Supermarket kimchi often cuts corners with vinegar instead of fermentation and leaves out jeotgal entirely. That’s why it tastes flat. The real deal has layers of flavor—spicy, salty, funky. Homemade costs about $4 and blows away those $8 Whole Foods jars.

After a week at room temp, good kimchi should smell boldly funky. By week two, it turns tangier and darker red. If yours still smells like nothing after five days? Your kitchen’s too cold, or you skimped on salt.

The Actual Method: What You Need and How Long It Takes

Grab a head of napa cabbage (around 2 pounds).
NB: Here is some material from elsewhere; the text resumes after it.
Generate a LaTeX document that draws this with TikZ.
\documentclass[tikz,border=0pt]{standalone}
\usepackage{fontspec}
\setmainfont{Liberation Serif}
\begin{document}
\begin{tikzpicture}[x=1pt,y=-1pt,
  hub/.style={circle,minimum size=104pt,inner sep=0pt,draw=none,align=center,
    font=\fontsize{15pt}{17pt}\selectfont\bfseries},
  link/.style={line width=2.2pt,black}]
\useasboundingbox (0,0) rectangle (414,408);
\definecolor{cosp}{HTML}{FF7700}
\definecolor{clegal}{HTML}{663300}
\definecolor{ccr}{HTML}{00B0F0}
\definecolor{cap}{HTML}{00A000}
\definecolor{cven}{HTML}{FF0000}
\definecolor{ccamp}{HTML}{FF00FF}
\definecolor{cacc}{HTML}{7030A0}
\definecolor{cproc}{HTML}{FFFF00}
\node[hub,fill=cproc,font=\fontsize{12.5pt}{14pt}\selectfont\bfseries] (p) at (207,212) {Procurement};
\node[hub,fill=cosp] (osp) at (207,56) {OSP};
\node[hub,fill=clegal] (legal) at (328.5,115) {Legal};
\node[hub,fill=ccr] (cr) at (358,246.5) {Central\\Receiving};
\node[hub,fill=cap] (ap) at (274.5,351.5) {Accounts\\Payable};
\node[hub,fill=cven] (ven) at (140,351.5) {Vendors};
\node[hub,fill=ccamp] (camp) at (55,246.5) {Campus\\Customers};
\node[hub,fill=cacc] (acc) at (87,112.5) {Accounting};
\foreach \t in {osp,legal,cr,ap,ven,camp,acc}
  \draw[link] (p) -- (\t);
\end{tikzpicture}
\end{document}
Slice it into quarters, then soak in salty water (2 tablespoons salt per quart) for 4-6 hours. This softens the leaves. Rinse well.

While the cabbage soaks, mix the paste: 3 tablespoons gochugaru, 2 tablespoons jeotgal (find it at Korean markets—Wang or Haechandle brands work), garlic, ginger, sugar, and water. Stir into a thick slurry. Some use fish sauce instead, but it’s not quite the same.
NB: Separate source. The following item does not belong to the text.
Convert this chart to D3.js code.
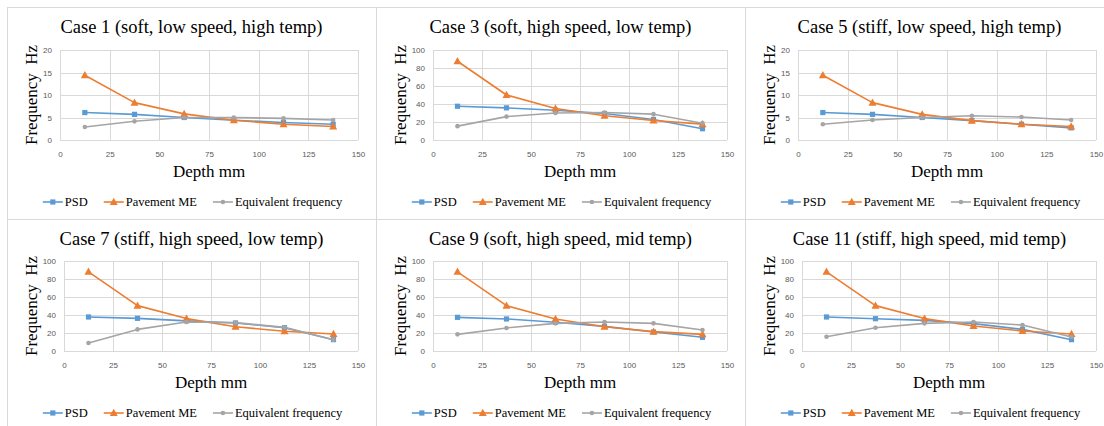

Slather the paste between each cabbage leaf, packing tightly into a jar. Leave an inch of space—fermentation bubbles need room. No one wants a kimchi explosion.

Let it sit at room temp (65-72°F) for 3-7 days. Taste after day three. When it’s tangy enough, fridge it. It’ll keep fermenting slowly for months. Active time: 20 minutes. Waiting: at least 3 days.

Why Jeotgal Matters More Than Your Gochugaru Quality

Everyone frets over gochugaru freshness. Wrong move. Jeotgal is the game-changer—it’s what makes kimchi taste like it came from a Korean grandma’s kitchen, not your first attempt. That funky, salty punch? All jeotgal.

Mediocre gochugaru won’t ruin your batch. No jeotgal will. This fermented seafood paste (usually anchovies or shrimp) sits in brine for months. It’s salty, smells like the ocean, and is exactly what your kimchi needs.

Find it in the fridge section at Korean markets or online. A $6-10 jar lasts forever. Don’t swap in fish sauce—it’s liquid, not paste, and lacks the same depth.

One Thing You Should Actually Do

Make a batch this week. Taste it daily for two weeks. You’ll learn how fermentation works, how salt tweaks the timeline, and what flavors you like best. After that, you’ll know if you want more funk, heat, or salt. That’s how you stop following recipes and start making kimchi your own.